The differences between conservatives and liberals, when the terms are reasonably construed, are family differences among adherents of a free society, defined as one whose institutions ultimately rest on the consent of those affected by their operations. When the security of a free society is threatened by aggressive totalitarianism, these differences must be temporarily subordinated to the common interest in its survival.

Amen to that, and to the Marxist exponents of that principle.

UPDATE: Please see comments section. Chris Brooke, an Oxford Politics don, has pointed out that I have mistakenly conflated two separate discussion lists that dealt with Norman's argument about the Iraq war. He is right, and my apologies to both lists for the error.

Comments

It might be a good idea to distinguish your "Marxist discussion lists" here, Oliver.

The first quotation you report, and describe as a "more in sorrow than in anger" remark, was posted to Doug Henwood's lbo-talk discussion list. There are several Marxists who do post to this list, but there are also an awful lot of non-Marxists who post there, too, making "Marxist discussion list" a misleading label for the forum.

The two posts you then mention -- the "slug of lead" remark and the post which links to your own blog -- were posted to a completely different online forum, Lou Proyect's marxmail discussion list, which is obviously and aggressively Marxist-Leninist.

The "fourth contributor" to whom you refer and quote at length was, in fact, the original contributor who supplied the "more in sorrow than in anger" remark in the first place, posting once again at lbo-talk.

It seems to me, then, that you've found some interesting political discussion over at lbo-talk and some crude and offensive remarks over at marxmail, and you've written a post conflating these two very different online fora and tarring them and their various participants with the same brush.

Perhaps a correction is in order?

Fair comment, and thank you for the correction.

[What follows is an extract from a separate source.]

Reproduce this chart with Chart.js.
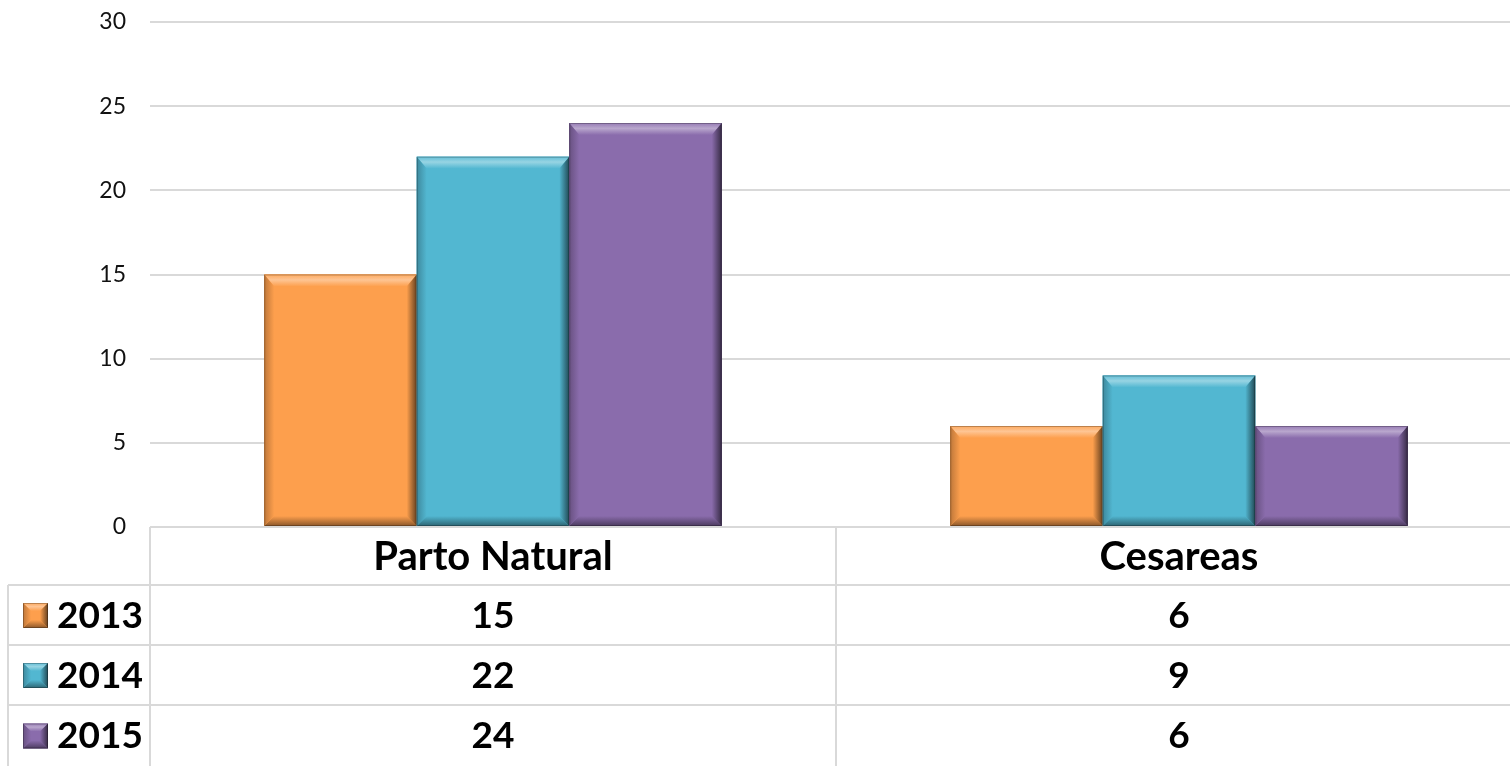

I was doing it from memory and had erroneously conflated the two lists in my mind. I don't, however, consider that the discussion on LBO-talk was either interesting or intelligent, but merely non-obscene. Even a stopped clock is right twice a day, and the contributor who likened Norman to Sidney Hook plainly intended it to be a slighting remark, whereas it is in fact a complimentary one. The list is as you say not an exclusively Marxist forum, but you omit mention of its dreary and intellectually otiose quality. I once, some years ago, had an online argument with Henwood (not on that list but on the Post-Keynesian Theory list) in which he giggled a lot because I had denied that equity returns are driven by shifts in demand for equities. The joke, of course, was on him, as is often the case when non-specialists imagine they're dispensing common sense on technical subjects.

On the whole I am not given to soppiness but I found that last quote from Sidney Hook rather moving.

Reading you and Norman Geras during this tumultuous year left me puzzled. It was obvious to me that we approached politics from opposite directions and that the war had, so to speak, camouflaged some fundamental differences and yet I felt an underlying sympathy or perhaps 'empathy' is better. Hook's wise words above explains all.
David Duff

Oliver, I'm quite sure you already know this excellent analysis by Lee Harris in Policy Review, "The Intellectual Origins Of America-Bashing". As the Marxian immiserization hypothesis has failed (ironically, it hit so-called "Marxist", i.e. socialist countries), he says, some Marxists are so desperate to see some signs of totalitarianism that they support Islamofascism, with whom they share a common enemy. Quite an interesting read.